Using Data Analytics For Loss Prevention

by Jonathan Lowsley, CIO, ADrive

When looking at any business there are key performance indicators that measure the success of the company. Across verticals a variety of metrics specific to the industry are used to gauge performance, however, profitability could be considered the universal metric of success and the primary defining factor of business performance.

While the obvious way to increase this performance is to increase revenue, the flipside of reducing cost is just as important. Every CxO focuses on operating within a budget, delivering the systems infrastructure, and achieving technology goals established by the needs of the business. Using creative ways to decrease cost is vital in any business role, but perhaps the most overlooked way to positively affect performance is to engage in “cost validation.” By this I mean employing a hybrid of decreasing cost and increasing revenue by closely accounting for the services and infrastructure being consumed by internal departments and external customers.

Before the advent of Big Data the consumer data storage industry thrived on a model of over subscription. Businesses could count on departments and customers using less of the product or service than they were being charged for.
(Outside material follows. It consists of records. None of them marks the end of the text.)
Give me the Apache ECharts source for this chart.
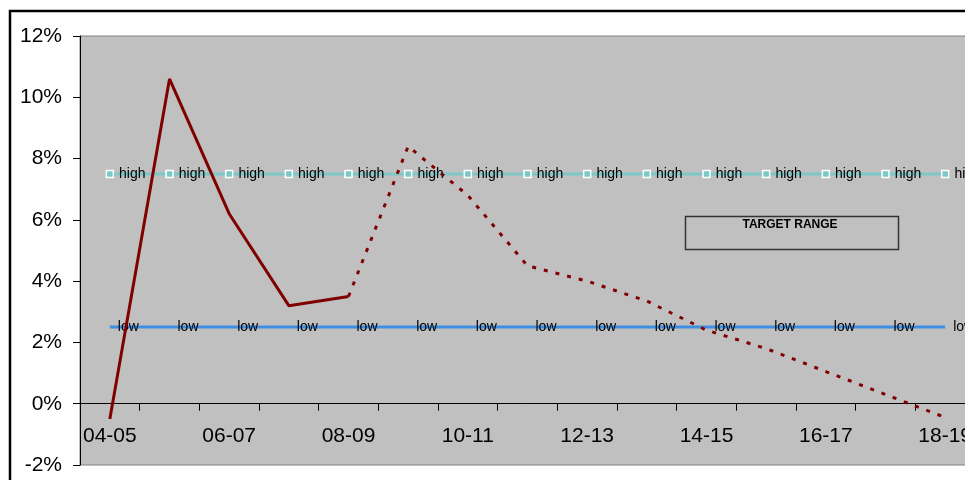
<!DOCTYPE html>
<html>
<head>
<meta charset="utf-8">
<title>Target range</title>
<script src="https://cdn.jsdelivr.net/npm/echarts@6/dist/echarts.min.js"></script>
<style>
  html, body { margin: 0; padding: 0; background: #ffffff; }
  #chart { width: 965px; height: 480px; }
</style>
</head>
<body>
<div id="chart"></div>
<script>
// Financial years on the category axis
const years = ['04-05', '05-06', '06-07', '07-08', '08-09', '09-10', '10-11', '11-12',
               '12-13', '13-14', '14-15', '15-16', '16-17', '17-18', '18-19'];

// Outturn (solid) and projection (dotted), in percent
const actual = [-0.5, 10.6, 6.2, 3.2, 3.5, null, null, null, null, null, null, null, null, null, null];
const projected = [null, null, null, null, 3.5, 8.4, 6.8, 4.5, 4.0, 3.35, 2.4, 1.8, 1.05, 0.3, -0.45];

// Upper and lower bounds of the target range
const high = [7.5, 7.5, 7.5, 7.5, 7.5, 7.5, 7.5, 7.5, 7.5, 7.5, 7.5, 7.5, 7.5, 7.5, 7.5];
const low = [2.5, 2.5, 2.5, 2.5, 2.5, 2.5, 2.5, 2.5, 2.5, 2.5, 2.5, 2.5, 2.5, 2.5, 2.5];

// Value-axis range
const Y_MIN = -2, Y_MAX = 12, Y_STEP = 2;

const FONT = "'Liberation Sans', Arial, sans-serif";

// Plot box geometry (pixels)
const GRID = { left: 80, top: 36, width: 895, height: 429 };
// Lift the category axis so it sits on the 0% line
const xAxisOffset = -GRID.height * (0 - Y_MIN) / (Y_MAX - Y_MIN);

const chart = echarts.init(document.getElementById('chart'), null, { renderer: 'canvas' });

chart.setOption({
  animation: false,
  backgroundColor: '#ffffff',
  textStyle: { fontFamily: FONT },
  grid: {
    show: true,
    left: GRID.left,
    top: GRID.top,
    width: GRID.width,
    height: GRID.height,
    containLabel: false,
    outerBoundsMode: 'none',
    backgroundColor: '#C0C0C0',
    borderColor: '#808080',
    borderWidth: 1
  },
  xAxis: {
    type: 'category',
    data: years,
    boundaryGap: true,
    position: 'bottom',
    offset: xAxisOffset,
    axisLine: { onZero: false, lineStyle: { color: '#000000', width: 1 } },
    axisTick: { show: true, interval: 0, length: 7, lineStyle: { color: '#000000' } },
    axisLabel: {
      interval: 1,
      margin: 22,
      fontSize: 21,
      color: '#000000',
      fontFamily: FONT
    },
    splitLine: { show: false }
  },
  yAxis: {
    type: 'value',
    min: Y_MIN,
    max: Y_MAX,
    interval: Y_STEP,
    axisLine: { show: true, lineStyle: { color: '#000000', width: 1 } },
    axisTick: { show: true, length: 7, lineStyle: { color: '#000000' } },
    axisLabel: {
      margin: 18,
      fontSize: 21,
      color: '#000000',
      fontFamily: FONT,
      formatter: v => v + '%'
    },
    splitLine: { show: false }
  },
  series: [
    {
      name: 'high',
      type: 'line',
      data: high,
      z: 2,
      symbol: 'rect',
      symbolSize: 7,
      lineStyle: { color: '#7CC8C8', width: 3 },
      itemStyle: { color: '#7CC8C8', borderColor: '#ffffff', borderWidth: 1.5 },
      label: {
        show: true,
        position: 'right',
        distance: 5,
        formatter: 'high',
        fontSize: 14,
        color: '#000000',
        fontFamily: FONT
      }
    },
    {
      name: 'low',
      type: 'line',
      data: low,
      z: 2,
      symbol: 'rect',
      symbolSize: 0,
      lineStyle: { color: '#3E8FE2', width: 3 },
      itemStyle: { color: '#3E8FE2' },
      label: {
        show: true,
        position: 'right',
        distance: 8,
        formatter: 'low',
        fontSize: 14,
        color: '#000000',
        fontFamily: FONT
      }
    },
    {
      name: 'actual',
      type: 'line',
      data: actual,
      z: 3,
      symbol: 'none',
      connectNulls: false,
      lineStyle: { color: '#800000', width: 3 }
    },
    {
      name: 'projected',
      type: 'line',
      data: projected,
      z: 3,
      symbol: 'none',
      connectNulls: false,
      lineStyle: { color: '#800000', width: 3, type: [4, 8] }
    }
  ],
  graphic: [
    {
      type: 'rect',
      left: 683,
      top: 214,
      shape: { x: 0, y: 0, width: 213, height: 33 },
      style: { fill: 'none', stroke: '#333333', lineWidth: 1.5 },
      z: 10
    },
    {
      type: 'text',
      x: 790,
      y: 225,
      style: {
        text: 'TARGET RANGE',
        fill: '#000000',
        font: 'bold 12px ' + FONT,
        textAlign: 'center',
        textVerticalAlign: 'middle'
      },
      z: 10
    },
    {
      type: 'rect',
      shape: { x: 10, y: 11, width: 1000, height: 1000 },
      style: { fill: 'none', stroke: '#000000', lineWidth: 2.5 },
      z: 10
    }
  ]
});
</script>
</body>
</html>
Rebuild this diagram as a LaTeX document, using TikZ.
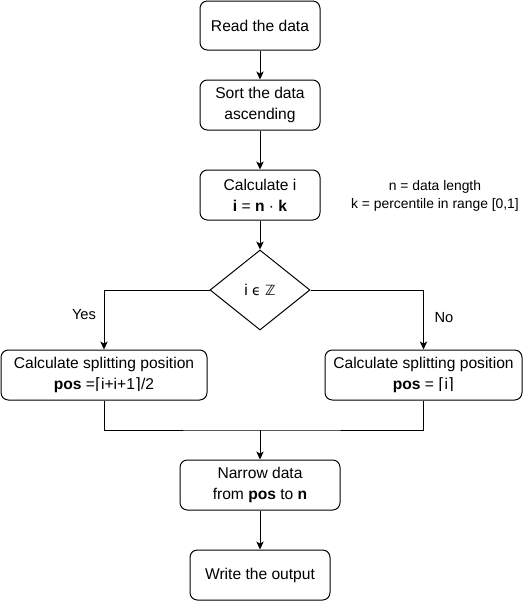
\documentclass[tikz,border=0pt]{standalone}
\usepackage{fontspec}
\setmainfont{Liberation Sans}
\newfontfamily\symfont{DejaVu Sans}
\usetikzlibrary{shapes.geometric,arrows.meta}
\begin{document}
\begin{tikzpicture}[x=0.75pt,y=-0.75pt,
  font=\fontsize{11.7pt}{15.75pt}\selectfont,
  lbl/.style={font=\fontsize{11pt}{13pt}\selectfont},
  box/.style={draw,rounded corners=5.5pt,line width=0.75pt,align=center,inner sep=0pt},
  dia/.style={draw,diamond,line width=0.75pt,inner sep=0pt},
  conn/.style={line width=0.75pt,-{Stealth[length=6pt,width=5.5pt,inset=1.5pt]}},
  line/.style={line width=0.75pt}]
\useasboundingbox (0,0) rectangle (531,601);
\node[box,minimum width=90pt,minimum height=36.75pt] (read) at (260,25.5) {Read the data};
\node[box,minimum width=90pt,minimum height=37.5pt] (sort) at (260,105) {Sort the data\\ascending};
\node[box,minimum width=90pt,minimum height=37.5pt] (calc) at (260,195) {Calculate i\\\textbf{i} = \textbf{n} · \textbf{k}};
\node[align=center,font=\fontsize{10.4pt}{13.5pt}\selectfont] (note) at (435,196) {n = data length\\k = percentile in range [0,1]};
\node[dia,minimum width=75pt,minimum height=60pt] (dec) at (260,290) {};
\node (dectext) at (260,290) {i {\symfont\fontsize{10.5pt}{12pt}\selectfont ϵ ℤ}};
\node[box,minimum width=154.5pt,minimum height=37.5pt] (left) at (104,375) {Calculate splitting position\\\textbf{pos} ={\symfont ⌈}i+i+1{\symfont ⌉}/2};
\node[box,minimum width=147.75pt,minimum height=37.5pt] (right) at (423.5,375) {Calculate splitting position\\\textbf{pos} = {\symfont ⌈}i{\symfont ⌉}};
\node[box,minimum width=120pt,minimum height=37.5pt] (narrow) at (260,485) {Narrow data\\from \textbf{pos} to \textbf{n}};
\node[box,minimum width=105pt,minimum height=37.5pt] (write) at (260,575) {Write the output};
\coordinate (merge) at (260,430);
\node[lbl] (yes) at (84,315) {Yes};
\node[lbl] (no) at (444,318) {No};
\draw[conn] (read) -- (sort);
\draw[conn] (sort) -- (calc);
\draw[conn] (calc) -- (dec.north);
\draw[conn] (dec.west) -| (left.north);
\draw[conn] (dec.east) -| (right.north);
\draw[line] (left.south) |- (merge) -| (right.south);
\draw[conn] (merge) -- (narrow);
\draw[conn] (narrow) -- (write);
\end{tikzpicture}
\end{document}
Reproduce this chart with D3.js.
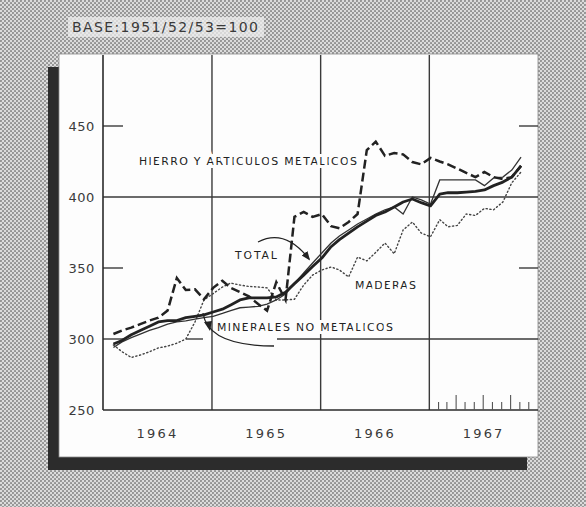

However, due to the data intensive nature of cloud infrastructure and rapidly growing rate of consumer data generation the oversubscription model is less and less profitable. Customers and departments are quickly creating enormous amounts of data and they are interested in only paying for what they use and more importantly using what they pay for.

You spent millions of dollars on your storage infrastructure, and a large portion of it is slipping away. Just like retail stores have departments dedicated to theft, loss-prevention, and inventory control, IT departments and service providers need to think in the same manner. We have quota systems, and auditing in place, but in our experience this is not enough to guarantee all the bytes are accounted and paid for. Instead of throwing hardware at a growing data problem, businesses need to first and foremost validate the usage and be able to account for it.

Companies now employ the use of Data Scientists to help make sense of patterns and identify data sinks in the infrastructure as well as duplicated and orphaned data. Leveraging an in-house data scientist, or a senior software engineer from your development team will offer immediate returns. What if they told you they could recover 100 Terabytes of your storage, alleviating the need for making costly expansions to your platform? What if they found 100 virtual machines that weren’t being billed to a department properly? This is all too common in large enterprises, where IT systems teams are responsible for Petabytes of exponentially multiplying data sets, while relying on a somewhat static employee base.

For industries using a “Freemium” pricing strategy, making sure that users are not becoming abusers is essential. By looking for patterns in what is being stored, how it is being stored, and user metadata, we can start to identify anomalies and focus in on finding users violating the acceptable use policy. It is crucial to identify these accounts, because if left unchecked they can chew through the usable space on your storage platforms. Using a single search identifier is not accurate enough, but combining multiple identifiers exponentially increases the certainty of the findings. IP address analysis is a great example of this. As a single identifier it’s unreliable (due to IPv4 NAT Overload or PAT), but in combination with file metadata or email address similarities, we can start to uncover data hot spots and abusive clients. Collecting application event timestamps, email addresses (including local part plus sign delimited strings), IP addresses, customer names, file names, file sizes, file types, password hashes, client specific identifiers (such as browser user agent), and various other pieces of metadata is just the first step in being able to draw correlations between user groups and data sinks.

When it comes to your applications, don’t skimp on the metadata. As successful DevOps collaboration becomes a business priority, skilled software architects and systems engineers are coming up with creative ways to handle application metadata collection without compromising performance. With the analytical tools and techniques available to us in the Big Data landscape, we should adopt a “more data is better” philosophy and let the data scientists sort it out.

Moving forward it’s essential to look to data analytics as a key part of data accounting and cost validation. Using analytical tools and complex search algorithms to crunch Big Data is a necessity to understanding how the user base is utilizing your infrastructure and ultimately protecting your data storage resource pools. This in turn improves the efficiency of the systems infrastructure leading to reduced cost and higher business performance.